On Mar. 10, the Ontario Progressive Conservative Party elected Doug Ford to be their leader in the wake of Patrick Brown’s resignation amid allegations of sexual misconduct. A former City of Toronto councilor, and brother to the late mayor Rob Ford, Doug brings a populist movement not just to his party, but the entire province. With the PCs surging in the polls, it’s clear that Ontario is more than willing to flirt with the kind of populism going on south of the border.
It would be a disservice to Doug Ford to say he’s mimicking Donald Trump-style politics — he was doing it years before the President made waves with his 2016 election campaign. “Ford explicitly frames his messaging to ‘regular people’ and ‘taxpayers,’” UW Political Science Professor Emmett MacFarlane told Imprint. “He is explicitly anti-elitist — and it’s never clear who counts as an elite and who doesn’t — and he evinces a disdain for expertise. He has promised to clean up Queen’s Park.”

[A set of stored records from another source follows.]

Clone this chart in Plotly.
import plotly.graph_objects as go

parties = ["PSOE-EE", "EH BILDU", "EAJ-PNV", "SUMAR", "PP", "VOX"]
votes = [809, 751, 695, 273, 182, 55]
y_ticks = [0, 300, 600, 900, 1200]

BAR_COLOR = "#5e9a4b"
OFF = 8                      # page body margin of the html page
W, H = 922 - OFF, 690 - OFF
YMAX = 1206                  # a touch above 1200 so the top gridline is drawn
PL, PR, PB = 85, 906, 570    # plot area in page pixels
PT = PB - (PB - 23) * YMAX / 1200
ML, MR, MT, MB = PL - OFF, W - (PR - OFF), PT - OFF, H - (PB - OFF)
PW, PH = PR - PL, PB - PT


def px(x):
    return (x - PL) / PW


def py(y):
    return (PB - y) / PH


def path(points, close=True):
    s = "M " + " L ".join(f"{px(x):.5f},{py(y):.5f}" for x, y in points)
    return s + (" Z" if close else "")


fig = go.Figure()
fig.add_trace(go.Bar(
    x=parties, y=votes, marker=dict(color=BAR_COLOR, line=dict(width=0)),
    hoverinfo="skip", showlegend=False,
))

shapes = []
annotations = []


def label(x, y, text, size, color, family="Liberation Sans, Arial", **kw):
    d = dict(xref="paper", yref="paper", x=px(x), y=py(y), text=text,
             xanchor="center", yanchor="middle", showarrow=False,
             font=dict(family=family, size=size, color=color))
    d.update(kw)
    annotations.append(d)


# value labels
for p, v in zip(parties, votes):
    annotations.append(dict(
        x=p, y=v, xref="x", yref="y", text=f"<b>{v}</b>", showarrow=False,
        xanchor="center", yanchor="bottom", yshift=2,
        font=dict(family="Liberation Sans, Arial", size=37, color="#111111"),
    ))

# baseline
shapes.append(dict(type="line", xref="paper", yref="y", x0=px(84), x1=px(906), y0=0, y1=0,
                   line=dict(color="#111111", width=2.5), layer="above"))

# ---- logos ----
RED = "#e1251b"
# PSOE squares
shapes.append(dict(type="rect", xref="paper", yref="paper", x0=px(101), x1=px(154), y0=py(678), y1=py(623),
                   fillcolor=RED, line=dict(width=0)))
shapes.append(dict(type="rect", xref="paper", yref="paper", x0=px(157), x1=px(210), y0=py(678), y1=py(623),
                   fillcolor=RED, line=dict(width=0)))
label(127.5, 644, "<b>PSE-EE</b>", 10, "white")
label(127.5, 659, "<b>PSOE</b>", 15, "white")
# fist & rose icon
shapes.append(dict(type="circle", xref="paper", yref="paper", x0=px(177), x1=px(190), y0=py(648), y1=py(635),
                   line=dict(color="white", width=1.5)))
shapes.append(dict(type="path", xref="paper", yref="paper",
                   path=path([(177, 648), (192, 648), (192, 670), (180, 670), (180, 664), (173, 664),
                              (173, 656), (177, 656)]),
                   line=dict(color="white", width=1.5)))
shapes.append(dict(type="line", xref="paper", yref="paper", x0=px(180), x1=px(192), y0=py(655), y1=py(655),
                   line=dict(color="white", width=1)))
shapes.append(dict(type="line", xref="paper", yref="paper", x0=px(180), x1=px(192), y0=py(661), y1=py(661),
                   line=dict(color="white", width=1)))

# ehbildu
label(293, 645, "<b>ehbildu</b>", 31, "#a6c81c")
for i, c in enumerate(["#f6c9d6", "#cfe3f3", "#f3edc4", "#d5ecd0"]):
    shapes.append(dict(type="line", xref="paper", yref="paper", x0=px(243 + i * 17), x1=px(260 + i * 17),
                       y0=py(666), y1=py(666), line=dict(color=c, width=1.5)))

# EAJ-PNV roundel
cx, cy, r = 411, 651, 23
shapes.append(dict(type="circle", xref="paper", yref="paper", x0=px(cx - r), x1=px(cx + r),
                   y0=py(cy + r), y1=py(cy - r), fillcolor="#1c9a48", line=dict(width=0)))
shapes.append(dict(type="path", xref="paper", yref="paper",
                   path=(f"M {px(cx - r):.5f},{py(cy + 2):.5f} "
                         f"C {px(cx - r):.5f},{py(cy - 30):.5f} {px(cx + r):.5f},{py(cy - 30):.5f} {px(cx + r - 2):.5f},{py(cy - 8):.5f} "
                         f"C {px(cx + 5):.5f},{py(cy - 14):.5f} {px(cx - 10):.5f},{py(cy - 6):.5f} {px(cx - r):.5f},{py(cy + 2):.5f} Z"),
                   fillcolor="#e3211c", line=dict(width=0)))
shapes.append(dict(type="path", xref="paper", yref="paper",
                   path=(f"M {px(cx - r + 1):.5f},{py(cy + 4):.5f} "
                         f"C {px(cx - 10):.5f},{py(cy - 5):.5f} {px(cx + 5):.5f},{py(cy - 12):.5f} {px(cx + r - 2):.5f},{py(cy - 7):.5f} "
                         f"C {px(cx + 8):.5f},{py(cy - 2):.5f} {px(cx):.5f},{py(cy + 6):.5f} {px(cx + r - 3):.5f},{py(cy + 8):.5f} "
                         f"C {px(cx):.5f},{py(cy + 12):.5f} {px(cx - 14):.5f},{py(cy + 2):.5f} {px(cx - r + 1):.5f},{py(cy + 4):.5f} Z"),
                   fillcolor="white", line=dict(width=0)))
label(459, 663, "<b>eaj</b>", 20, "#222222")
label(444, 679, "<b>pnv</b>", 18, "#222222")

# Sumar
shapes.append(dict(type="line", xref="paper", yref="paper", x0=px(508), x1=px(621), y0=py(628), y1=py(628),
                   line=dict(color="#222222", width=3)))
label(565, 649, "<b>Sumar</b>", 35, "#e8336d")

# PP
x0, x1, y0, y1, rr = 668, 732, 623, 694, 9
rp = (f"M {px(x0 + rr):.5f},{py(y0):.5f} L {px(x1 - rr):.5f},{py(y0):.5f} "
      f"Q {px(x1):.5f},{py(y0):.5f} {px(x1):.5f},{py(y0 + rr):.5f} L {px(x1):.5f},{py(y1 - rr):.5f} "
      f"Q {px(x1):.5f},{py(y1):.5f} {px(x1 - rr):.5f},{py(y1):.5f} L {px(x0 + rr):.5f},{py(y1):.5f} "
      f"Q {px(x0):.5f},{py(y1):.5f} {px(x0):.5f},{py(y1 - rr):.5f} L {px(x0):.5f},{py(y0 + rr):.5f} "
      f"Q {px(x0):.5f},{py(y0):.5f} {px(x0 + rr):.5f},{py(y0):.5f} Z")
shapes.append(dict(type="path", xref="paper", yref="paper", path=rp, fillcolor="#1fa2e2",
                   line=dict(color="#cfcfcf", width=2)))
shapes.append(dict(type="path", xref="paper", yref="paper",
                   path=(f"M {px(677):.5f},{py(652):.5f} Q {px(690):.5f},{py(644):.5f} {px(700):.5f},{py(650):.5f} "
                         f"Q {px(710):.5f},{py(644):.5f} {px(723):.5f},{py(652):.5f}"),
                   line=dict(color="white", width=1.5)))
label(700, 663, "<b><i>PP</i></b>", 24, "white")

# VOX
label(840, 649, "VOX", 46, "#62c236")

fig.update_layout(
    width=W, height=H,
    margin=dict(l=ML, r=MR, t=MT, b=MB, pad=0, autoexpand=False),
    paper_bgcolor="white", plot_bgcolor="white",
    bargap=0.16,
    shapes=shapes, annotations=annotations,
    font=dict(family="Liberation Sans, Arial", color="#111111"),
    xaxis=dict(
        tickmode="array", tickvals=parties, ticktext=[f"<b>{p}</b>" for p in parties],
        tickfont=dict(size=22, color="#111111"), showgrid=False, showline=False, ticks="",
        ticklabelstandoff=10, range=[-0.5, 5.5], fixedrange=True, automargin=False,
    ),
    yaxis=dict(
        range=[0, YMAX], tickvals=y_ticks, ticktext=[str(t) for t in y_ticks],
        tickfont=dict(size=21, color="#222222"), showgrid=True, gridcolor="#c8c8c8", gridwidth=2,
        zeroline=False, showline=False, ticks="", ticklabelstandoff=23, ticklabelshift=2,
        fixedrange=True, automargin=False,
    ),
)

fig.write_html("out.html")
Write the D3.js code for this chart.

But where did Ontario’s interest in populist politics start? “A sense of alienation from government is a key aspect,” MacFarlane said. “The slow recovery from the 2008 recession, and perceptions that ‘the middle class’ is falling behind may help fuel support for explicitly populist messaging. There’s a general idea that people in government aren’t connected to or don’t understand the lives of ‘regular’ people that populists try to leverage.”
While there have been populist aspects to Ontario politicians, MacFarlane points out that Ford’s approach is more distinct than past premiers: “The focus by all parties on the cost of home electricity [hydro rates], and proposals relating to lowering banking fees or rhetoric aimed at the middle class could be labelled populist,” MacFarlane said. “But we really haven’t had an explicitly populist premier in the post-World War II era in Ontario. Historically, populism was a major force in the west with the United Farmers of Alberta, the United Farmers of Saskatchewan, and the Social Credit Party of Alberta. The United Farmers of Ontario had a breakthrough in the early 20th century (the Drury government) but it was relatively short-lived compared to the populist movement in the West.”
MacFarlane went on to warn of the dangers of Ford’s populism. “Populism can be a force for good in some contexts, but the Trumpian and Fordist versions are ideologically incoherent and demonstrate a disdain for evidence-based decision-making,” MacFarlane concluded. “This can result in policies with negative or unintended consequences, and its advocates can invoke rhetoric that is divisive and generally harmful for politics.”
“It remains to be seen what tone Ford will adopt as we approach the provincial election, but if it is anything like his past approach to politics it threatens to result in some of the same divisiveness we see south of the border.”